I had decided to play out the Kohbar (the nuptial chamber) for various reasons, but mostly because I wanted to achieve the meaning of the space as I had understood. The experience of the images and its transcending occurred in an erotic space; the newly wed along with the Bidhikari (usually a young married woman), were surrounded by abstract symbols and various figures across three nights and four days. They watched it or were watched over by the images in a state of fatigue and fasting and in the flicker of lamp light. It meant getting actors and putting up a set. We found an auditorium to erect the set, however the keeper would not let us use the toilet! As with respect to the actors it was a hard search, film actors were out of the question. Even though I had great rapport going with the families, none of the young girls would agree to go through the sindoor daan for the film, even if it was a fake doing. I tried looking at play groups in the region and the answer was the same. Finally, I crossed the border and went into the curfew stricken monarchy of Nepal to screen test a couple of girls whose folk dance I had seen on a local video. They agreed a week before the set was ready. They had never really faced camera before, but were very conversant with the Kohbar and were able stage artists.

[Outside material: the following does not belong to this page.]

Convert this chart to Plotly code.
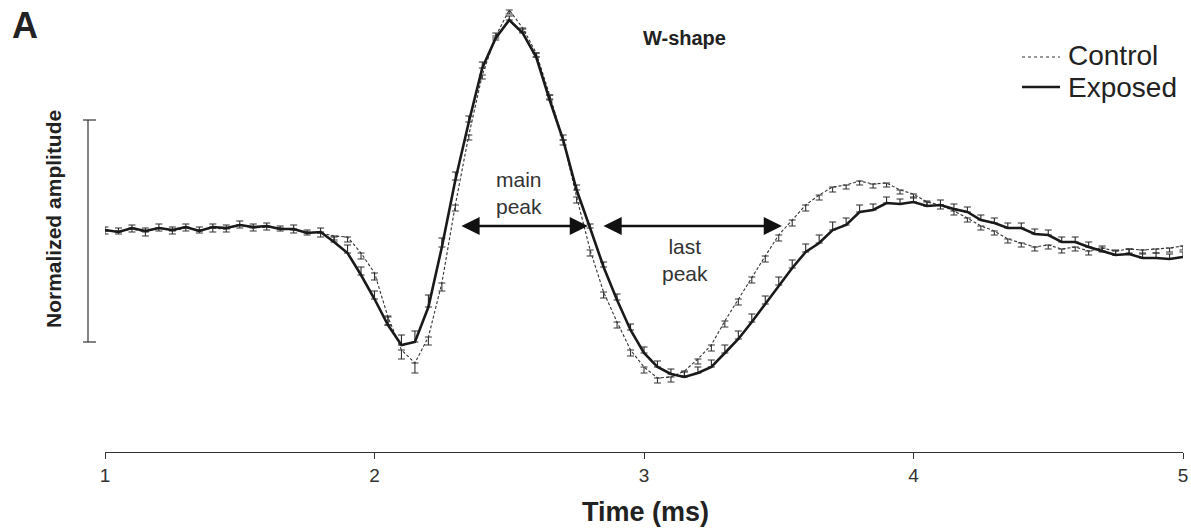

By now we had got used to eating food cooked in Dalda smuggled from Nepal! The mud wall on the set was wet with fresh clay and was being subjected to 14 gas lights round the clock. Few phone calls to a set designer in Mumbai helped to put things in place. Six Madhubani artists painted the walls up feet by feet as it started to dry up. The painter friends and their families all turned out in their best for playing out the sundry other presences and the multitude that were needed to make a marriage look really real. The painters and artists often watched the slow process with interest; ensuring details were in place and enjoying the abundance of tea, thanks to the spot boy from Madhubani who in fact works in Famous studios. For three days and nights we were in a cine-trance shooting the nuptial chamber unraveling the complexity of portrayal of a triangular presence in the Kohbar!

There are stories and considerations lurking behind each scene in the film and behind the many that got excluded from the film. There are tales that came up after the shoot and events after the film was made that had me fully consumed, and I must add that it was at times very painful. I know that the Kachabchiya painter Swarup Lal Paswan is very unwell and very old and his life will not change very much even if people will get to know him now. However, he has changed the way people will look at Madhubani paintings. And I believe that such possibilities exist beyond the expected. In a sense that is what I have tried to get into the film.

Praveen Kumar is a graduate in Economics from Delhi University (1985) following which he did a Diploma in Film Direction from VARAN, Paris (1987). He subsequently worked with educational TV in New Delhi, producing short videos on various issues before directing the documentary Unto the Fold in 1996. It was screened at several International film Festivals including at Mannheim and Cinema du Reel. Naina Jogin (The Ascetic Eye) is his latest work.